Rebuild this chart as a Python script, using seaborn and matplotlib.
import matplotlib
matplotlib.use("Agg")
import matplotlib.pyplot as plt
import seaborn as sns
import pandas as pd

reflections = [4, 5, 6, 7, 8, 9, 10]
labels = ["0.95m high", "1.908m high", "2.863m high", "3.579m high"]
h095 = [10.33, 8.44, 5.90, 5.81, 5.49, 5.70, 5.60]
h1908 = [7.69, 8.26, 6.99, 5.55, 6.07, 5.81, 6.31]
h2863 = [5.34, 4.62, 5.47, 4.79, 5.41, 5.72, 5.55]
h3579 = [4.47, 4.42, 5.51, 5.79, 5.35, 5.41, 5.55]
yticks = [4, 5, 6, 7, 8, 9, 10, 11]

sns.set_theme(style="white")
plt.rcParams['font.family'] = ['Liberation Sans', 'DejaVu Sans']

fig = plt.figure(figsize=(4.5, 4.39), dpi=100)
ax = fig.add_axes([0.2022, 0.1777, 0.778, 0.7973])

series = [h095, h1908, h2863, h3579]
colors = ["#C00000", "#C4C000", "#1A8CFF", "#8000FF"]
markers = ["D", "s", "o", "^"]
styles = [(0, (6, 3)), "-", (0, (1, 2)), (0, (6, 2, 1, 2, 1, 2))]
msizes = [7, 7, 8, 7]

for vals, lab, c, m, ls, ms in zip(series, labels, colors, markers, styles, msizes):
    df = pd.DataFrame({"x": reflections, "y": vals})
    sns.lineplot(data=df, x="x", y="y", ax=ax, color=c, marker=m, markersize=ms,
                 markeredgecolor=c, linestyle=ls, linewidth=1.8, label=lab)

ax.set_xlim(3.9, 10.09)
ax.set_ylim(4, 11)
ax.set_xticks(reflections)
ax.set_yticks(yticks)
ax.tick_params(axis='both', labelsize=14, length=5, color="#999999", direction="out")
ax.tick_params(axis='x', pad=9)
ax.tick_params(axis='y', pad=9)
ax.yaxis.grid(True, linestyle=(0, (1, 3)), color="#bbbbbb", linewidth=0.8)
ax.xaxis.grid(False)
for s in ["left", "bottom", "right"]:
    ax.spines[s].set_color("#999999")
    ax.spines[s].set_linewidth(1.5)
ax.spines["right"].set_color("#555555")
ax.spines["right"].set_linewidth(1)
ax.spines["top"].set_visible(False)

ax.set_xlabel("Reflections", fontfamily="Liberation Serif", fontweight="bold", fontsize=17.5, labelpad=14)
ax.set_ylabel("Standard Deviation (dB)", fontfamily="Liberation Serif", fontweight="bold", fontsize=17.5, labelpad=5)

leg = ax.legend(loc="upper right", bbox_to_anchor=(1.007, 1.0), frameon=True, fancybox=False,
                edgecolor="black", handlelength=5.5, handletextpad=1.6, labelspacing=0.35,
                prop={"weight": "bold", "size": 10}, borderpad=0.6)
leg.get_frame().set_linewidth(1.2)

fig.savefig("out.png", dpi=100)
---
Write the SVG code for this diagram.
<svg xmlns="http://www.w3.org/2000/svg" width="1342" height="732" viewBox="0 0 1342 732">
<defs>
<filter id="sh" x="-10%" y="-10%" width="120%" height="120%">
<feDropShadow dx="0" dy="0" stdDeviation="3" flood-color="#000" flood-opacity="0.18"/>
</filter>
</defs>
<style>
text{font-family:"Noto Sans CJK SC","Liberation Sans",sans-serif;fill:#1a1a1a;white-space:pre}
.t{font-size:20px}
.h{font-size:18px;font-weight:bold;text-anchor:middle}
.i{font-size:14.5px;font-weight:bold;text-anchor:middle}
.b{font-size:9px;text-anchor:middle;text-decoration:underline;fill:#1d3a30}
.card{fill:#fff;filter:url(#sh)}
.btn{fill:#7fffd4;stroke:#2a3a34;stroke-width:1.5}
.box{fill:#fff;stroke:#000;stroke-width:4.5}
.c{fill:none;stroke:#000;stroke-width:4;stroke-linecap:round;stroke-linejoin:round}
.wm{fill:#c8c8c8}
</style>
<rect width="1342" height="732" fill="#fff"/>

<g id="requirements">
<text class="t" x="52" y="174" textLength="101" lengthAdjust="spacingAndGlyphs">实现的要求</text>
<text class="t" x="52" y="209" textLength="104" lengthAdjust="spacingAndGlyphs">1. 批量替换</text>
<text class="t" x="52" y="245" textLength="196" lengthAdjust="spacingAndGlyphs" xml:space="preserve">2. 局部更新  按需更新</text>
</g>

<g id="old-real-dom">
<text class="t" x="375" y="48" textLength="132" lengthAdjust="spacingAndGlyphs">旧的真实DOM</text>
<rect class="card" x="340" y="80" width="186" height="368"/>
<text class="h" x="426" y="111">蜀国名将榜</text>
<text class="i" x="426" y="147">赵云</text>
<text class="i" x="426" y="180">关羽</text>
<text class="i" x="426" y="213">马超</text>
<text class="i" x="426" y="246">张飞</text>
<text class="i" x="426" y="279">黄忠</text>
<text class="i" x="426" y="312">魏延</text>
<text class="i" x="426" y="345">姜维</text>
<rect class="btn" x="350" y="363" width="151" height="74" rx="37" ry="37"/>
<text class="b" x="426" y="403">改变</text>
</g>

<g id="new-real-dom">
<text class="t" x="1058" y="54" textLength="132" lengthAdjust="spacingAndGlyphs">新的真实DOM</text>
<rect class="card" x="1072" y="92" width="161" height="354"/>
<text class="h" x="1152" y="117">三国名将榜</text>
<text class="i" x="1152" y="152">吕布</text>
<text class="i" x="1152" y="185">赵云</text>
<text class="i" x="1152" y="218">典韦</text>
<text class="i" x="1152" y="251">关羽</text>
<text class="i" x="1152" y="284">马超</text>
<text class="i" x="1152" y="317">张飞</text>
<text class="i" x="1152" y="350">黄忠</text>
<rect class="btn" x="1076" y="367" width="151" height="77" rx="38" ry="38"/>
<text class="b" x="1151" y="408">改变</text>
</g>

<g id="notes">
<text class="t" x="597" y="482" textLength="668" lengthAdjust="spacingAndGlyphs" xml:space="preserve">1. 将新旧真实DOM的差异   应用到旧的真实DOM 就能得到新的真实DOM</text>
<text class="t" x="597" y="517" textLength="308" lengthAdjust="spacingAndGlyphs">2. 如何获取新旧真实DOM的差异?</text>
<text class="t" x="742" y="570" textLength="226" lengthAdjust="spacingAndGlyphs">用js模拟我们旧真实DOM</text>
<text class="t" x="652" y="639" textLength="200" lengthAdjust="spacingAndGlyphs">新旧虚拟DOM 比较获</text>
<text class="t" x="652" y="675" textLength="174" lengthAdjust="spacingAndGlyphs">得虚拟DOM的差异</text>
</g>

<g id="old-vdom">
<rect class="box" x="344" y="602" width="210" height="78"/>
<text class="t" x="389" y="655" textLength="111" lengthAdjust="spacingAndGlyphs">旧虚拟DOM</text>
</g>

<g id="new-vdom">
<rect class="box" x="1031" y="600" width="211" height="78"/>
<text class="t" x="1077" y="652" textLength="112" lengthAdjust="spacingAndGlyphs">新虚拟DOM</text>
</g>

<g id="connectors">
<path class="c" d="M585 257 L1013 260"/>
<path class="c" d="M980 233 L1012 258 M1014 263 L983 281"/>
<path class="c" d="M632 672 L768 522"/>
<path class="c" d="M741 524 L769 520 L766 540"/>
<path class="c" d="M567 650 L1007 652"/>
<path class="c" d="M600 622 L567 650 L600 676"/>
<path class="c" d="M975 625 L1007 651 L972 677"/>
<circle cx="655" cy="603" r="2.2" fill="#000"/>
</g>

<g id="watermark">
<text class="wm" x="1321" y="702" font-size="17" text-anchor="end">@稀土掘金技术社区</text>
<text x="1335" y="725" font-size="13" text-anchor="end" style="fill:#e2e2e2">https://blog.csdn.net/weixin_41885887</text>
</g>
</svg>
---
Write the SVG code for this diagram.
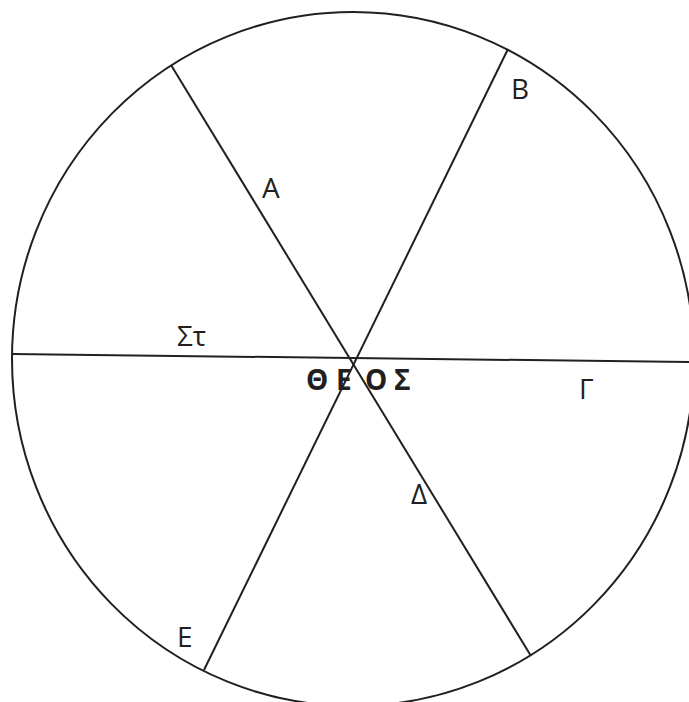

◆ Task brief ◆
Go through the records and show every line with the string "matplotlib" in it.

◆ Final result ◆
Rebuild this chart as a Python script, using seaborn and matplotlib.
import matplotlib
matplotlib.use("Agg")
import matplotlib.pyplot as plt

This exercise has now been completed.